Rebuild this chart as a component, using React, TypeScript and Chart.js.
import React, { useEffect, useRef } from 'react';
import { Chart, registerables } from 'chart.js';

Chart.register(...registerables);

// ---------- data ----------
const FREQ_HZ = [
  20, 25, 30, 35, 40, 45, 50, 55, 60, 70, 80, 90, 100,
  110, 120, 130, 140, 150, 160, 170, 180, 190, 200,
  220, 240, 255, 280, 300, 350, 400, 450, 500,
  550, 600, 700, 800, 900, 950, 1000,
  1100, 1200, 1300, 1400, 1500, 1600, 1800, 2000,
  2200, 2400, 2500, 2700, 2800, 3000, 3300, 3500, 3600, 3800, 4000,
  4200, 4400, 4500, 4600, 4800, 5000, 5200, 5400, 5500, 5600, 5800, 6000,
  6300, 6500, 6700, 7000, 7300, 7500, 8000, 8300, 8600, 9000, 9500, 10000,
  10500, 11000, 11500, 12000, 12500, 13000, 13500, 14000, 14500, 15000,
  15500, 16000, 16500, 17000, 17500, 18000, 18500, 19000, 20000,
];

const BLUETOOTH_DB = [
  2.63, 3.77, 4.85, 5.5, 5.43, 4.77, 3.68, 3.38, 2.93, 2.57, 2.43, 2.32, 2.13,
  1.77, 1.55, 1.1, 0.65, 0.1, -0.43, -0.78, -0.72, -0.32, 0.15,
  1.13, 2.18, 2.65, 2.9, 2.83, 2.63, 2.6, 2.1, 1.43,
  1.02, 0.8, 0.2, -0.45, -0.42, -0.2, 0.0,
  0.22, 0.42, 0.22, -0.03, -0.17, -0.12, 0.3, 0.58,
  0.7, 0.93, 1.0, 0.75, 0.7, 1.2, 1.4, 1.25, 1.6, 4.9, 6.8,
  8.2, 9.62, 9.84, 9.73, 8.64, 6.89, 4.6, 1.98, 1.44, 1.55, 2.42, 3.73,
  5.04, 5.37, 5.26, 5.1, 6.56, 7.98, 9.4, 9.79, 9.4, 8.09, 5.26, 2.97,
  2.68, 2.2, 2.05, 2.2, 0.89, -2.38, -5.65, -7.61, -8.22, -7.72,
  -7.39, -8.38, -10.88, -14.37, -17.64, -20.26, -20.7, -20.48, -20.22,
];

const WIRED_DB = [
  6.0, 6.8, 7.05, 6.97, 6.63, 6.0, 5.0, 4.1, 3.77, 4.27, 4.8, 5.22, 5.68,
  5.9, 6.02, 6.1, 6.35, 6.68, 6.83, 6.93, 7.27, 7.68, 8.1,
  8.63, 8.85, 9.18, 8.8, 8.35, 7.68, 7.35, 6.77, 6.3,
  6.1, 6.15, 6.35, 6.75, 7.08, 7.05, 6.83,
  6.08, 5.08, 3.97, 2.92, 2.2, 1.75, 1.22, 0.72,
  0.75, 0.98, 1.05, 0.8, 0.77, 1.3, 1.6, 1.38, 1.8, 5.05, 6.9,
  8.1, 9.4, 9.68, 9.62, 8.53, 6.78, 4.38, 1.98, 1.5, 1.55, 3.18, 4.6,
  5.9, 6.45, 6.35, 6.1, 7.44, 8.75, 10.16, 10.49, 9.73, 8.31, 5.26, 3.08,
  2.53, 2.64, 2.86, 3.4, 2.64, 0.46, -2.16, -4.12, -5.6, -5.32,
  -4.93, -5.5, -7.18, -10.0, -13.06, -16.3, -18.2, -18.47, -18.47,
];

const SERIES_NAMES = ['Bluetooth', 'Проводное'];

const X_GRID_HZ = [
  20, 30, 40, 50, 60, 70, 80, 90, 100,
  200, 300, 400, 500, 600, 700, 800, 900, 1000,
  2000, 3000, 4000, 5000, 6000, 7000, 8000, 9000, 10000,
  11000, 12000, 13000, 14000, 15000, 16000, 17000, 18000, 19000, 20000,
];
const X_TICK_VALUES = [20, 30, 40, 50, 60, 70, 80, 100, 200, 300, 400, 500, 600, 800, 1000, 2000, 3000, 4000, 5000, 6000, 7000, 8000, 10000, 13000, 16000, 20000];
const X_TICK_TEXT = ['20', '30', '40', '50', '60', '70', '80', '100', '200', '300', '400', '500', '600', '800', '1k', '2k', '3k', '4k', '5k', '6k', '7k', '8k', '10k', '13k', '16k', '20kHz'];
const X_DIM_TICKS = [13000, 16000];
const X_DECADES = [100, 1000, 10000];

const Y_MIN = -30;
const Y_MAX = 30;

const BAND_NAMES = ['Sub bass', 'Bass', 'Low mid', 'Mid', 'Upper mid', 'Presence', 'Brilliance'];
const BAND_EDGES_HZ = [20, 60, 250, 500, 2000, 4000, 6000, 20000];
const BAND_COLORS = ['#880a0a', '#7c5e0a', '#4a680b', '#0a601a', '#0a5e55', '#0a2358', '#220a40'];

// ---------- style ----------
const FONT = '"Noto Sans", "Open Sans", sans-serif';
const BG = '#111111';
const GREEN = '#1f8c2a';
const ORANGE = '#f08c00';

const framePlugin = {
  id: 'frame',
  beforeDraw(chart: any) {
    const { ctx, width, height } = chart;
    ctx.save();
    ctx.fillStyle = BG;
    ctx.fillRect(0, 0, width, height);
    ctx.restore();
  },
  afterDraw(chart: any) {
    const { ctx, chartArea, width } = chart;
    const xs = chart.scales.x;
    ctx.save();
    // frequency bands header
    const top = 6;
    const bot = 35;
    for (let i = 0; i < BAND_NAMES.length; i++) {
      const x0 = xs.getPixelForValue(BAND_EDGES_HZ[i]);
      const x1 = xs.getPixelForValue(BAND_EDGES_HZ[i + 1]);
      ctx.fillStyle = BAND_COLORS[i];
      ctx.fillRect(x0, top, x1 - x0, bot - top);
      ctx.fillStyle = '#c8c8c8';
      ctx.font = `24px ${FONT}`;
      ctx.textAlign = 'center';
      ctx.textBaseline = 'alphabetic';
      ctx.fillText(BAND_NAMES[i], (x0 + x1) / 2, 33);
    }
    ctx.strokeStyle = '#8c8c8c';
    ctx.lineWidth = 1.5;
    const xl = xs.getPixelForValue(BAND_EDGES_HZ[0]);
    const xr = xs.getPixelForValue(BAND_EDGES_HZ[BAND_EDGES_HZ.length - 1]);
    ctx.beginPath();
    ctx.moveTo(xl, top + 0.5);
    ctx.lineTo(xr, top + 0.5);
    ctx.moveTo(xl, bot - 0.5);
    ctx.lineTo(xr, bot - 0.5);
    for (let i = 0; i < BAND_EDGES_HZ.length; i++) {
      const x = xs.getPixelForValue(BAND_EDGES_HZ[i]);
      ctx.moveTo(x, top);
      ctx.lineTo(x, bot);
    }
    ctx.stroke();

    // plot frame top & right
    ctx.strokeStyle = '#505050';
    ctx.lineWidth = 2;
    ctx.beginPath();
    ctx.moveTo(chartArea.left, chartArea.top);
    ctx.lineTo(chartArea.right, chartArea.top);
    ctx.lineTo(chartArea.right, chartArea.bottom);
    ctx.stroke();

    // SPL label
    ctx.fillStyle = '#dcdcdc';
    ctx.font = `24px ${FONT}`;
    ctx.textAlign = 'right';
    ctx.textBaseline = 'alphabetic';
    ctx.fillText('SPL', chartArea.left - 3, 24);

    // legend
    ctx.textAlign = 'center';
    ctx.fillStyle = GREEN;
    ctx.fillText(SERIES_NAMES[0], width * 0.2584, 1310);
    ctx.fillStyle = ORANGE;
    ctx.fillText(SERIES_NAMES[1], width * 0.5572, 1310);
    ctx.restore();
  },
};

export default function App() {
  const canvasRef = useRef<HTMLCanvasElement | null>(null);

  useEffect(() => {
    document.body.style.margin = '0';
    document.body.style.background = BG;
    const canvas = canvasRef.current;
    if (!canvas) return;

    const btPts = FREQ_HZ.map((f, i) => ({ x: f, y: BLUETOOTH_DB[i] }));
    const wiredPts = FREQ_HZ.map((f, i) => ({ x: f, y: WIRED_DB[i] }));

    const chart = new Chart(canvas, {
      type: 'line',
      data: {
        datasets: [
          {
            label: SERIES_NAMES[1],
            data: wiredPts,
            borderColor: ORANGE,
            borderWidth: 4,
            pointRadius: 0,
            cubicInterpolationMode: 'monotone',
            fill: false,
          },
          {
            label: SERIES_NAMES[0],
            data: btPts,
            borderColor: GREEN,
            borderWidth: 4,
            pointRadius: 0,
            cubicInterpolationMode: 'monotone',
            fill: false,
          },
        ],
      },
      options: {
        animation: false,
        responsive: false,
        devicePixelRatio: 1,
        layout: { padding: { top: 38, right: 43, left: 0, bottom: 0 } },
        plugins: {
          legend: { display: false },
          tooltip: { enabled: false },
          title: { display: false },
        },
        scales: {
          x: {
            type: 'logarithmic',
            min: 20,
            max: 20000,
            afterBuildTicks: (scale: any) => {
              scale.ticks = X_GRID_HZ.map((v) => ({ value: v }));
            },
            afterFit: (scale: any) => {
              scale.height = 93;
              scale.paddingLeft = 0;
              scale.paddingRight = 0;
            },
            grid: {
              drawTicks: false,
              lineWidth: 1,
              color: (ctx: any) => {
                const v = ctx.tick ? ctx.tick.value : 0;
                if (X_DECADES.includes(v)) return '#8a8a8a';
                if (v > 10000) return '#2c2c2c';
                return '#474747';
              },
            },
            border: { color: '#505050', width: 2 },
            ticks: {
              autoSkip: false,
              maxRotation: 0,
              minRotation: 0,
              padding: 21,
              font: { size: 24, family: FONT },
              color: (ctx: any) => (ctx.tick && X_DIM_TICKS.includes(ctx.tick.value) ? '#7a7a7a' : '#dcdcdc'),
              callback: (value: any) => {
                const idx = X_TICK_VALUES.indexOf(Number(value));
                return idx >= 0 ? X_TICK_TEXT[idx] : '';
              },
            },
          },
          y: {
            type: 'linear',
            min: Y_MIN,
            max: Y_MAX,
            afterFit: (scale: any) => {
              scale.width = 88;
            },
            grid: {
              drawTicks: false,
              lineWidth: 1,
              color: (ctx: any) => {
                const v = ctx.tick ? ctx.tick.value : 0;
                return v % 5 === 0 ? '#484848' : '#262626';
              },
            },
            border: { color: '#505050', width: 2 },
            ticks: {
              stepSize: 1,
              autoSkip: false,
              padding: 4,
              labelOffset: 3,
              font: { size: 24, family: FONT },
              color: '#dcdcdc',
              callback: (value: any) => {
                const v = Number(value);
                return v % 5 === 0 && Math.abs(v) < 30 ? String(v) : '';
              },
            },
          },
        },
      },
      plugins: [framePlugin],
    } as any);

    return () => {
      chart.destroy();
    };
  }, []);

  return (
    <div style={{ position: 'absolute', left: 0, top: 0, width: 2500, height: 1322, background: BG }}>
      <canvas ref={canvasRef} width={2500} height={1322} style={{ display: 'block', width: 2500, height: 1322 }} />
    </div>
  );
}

WRITTEN TASK
Count the lines in the material above where the string "React" appears, then state only that count.

EXPECTED ANSWER
2